Dallas signed JaVale McGee this summer to provide rim protection in a manner unrealized on last year’s roster, and he’s been abysmal thus far. (I’m not quite ready to assign blame for these percentages to Wood and Maxi Kleber, not after six games, but let’s keep an eye on it.) Kidd wanted McGee on this roster, and he reaffirmed his commitment to him as a starter after Sunday’s win despite another poor performance. But Dallas didn’t just sign him; the team has tweaked its identity to accommodate him.

While that interconnectedness is still being preached, Dallas hasn’t leaned on it as the backbone as often. Where last year’s team blitzed, hedged, and switched nearly everything — pick-and-roll schemes that rely on effective defensive rotations to work — this season has seen more drop coverage and passivity. It’s an approach that makes more sense with McGee, a player more suited to dwell in the paint and react to opponents rather than the other way around. Clearly, the perimeter defending has held up to an extent, exemplified by the limited number of shots taken near the rim. But if McGee was signed to foster evolution on this end, and to provide Dallas another manner in which this defense can play, it hasn’t worked so far.

4. Josh Green will keep soaring, right?

Green must be considered this team’s standout so far when factoring in our uncertainty entering this year. There’s just another energy level when he’s present on the floor, his athleticism and tempo truly unique to this roster. It’s not that the other players on the roster don’t hustle; it’s just that he throws himself after loose balls like he’s mad at the ground itself. Where his minutes used to feel like he was careening out of control, it feels more purposefully focused now.

Green’s shooting looks better, too, both behind the arc and at the rim. Granted, he’s taken all of 14 shots thus far; just missing his next four 3s would alter the good perspective he’s earned thus far. But he’s a rotation player right now, a real one, not just a young prospect with extended minutes despite long stretches of ineffectiveness last season with hopes of this possible breakthrough seen thus far.
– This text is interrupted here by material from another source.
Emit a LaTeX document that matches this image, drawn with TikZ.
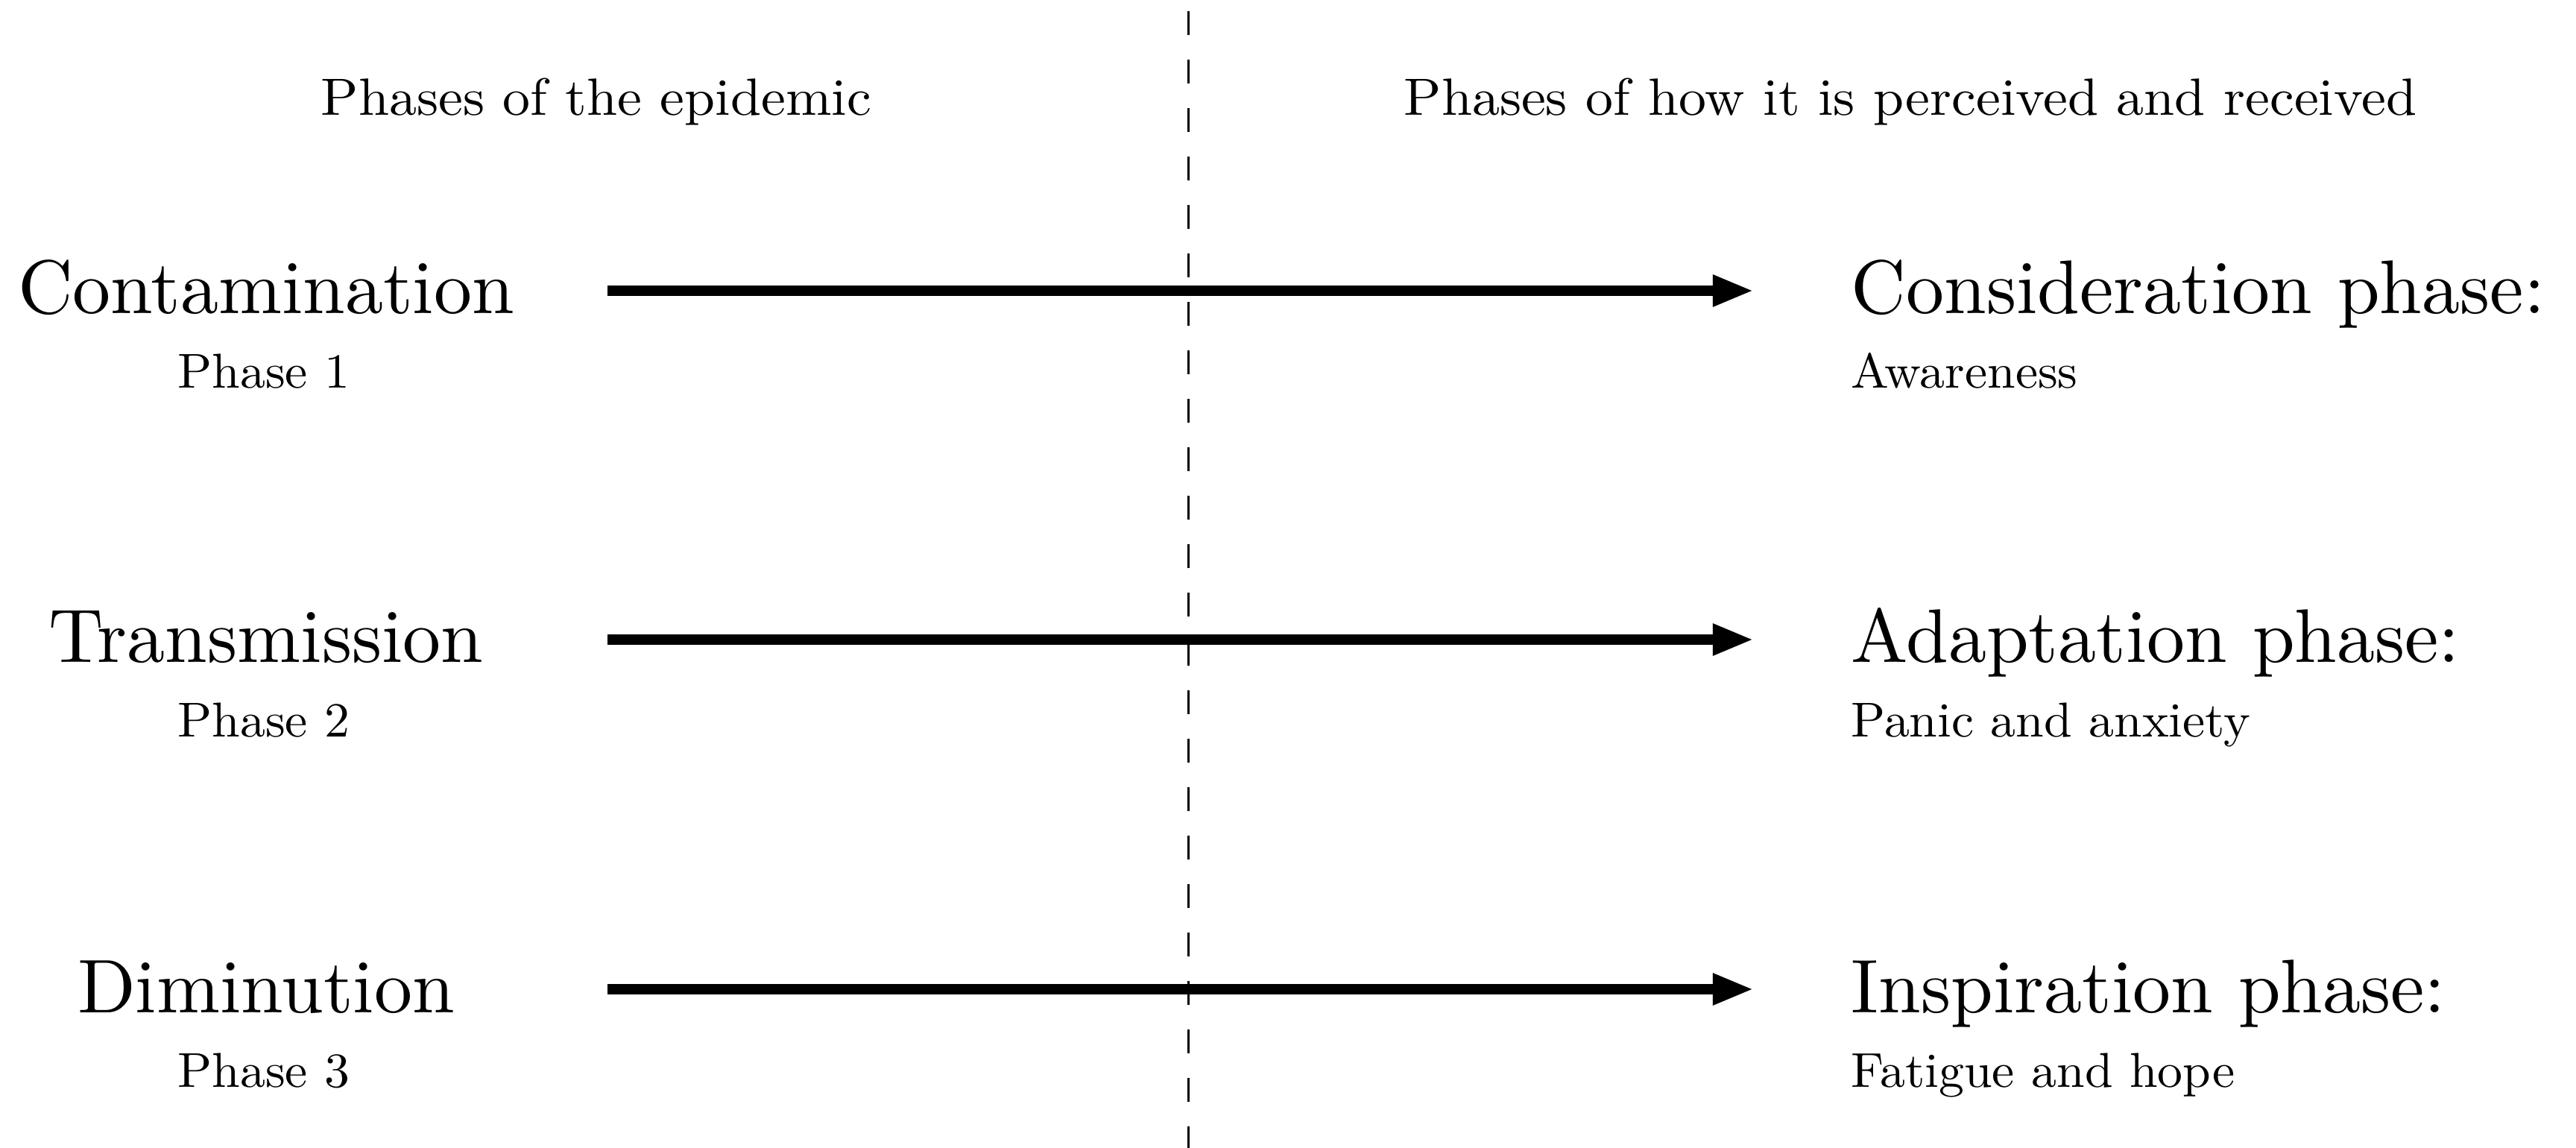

I’m fairly sure this team exited this past offseason with less talent than it entered it. You can argue about the merits of that statement, and I may well be wrong. But it’s unquestioned that this team could really use more internal development in the coming months, and it’s disappointing there aren’t many candidates for it. But Green can, and he has thus far. Keeping it up isn’t guaranteed, but everything seen so far is encouraging.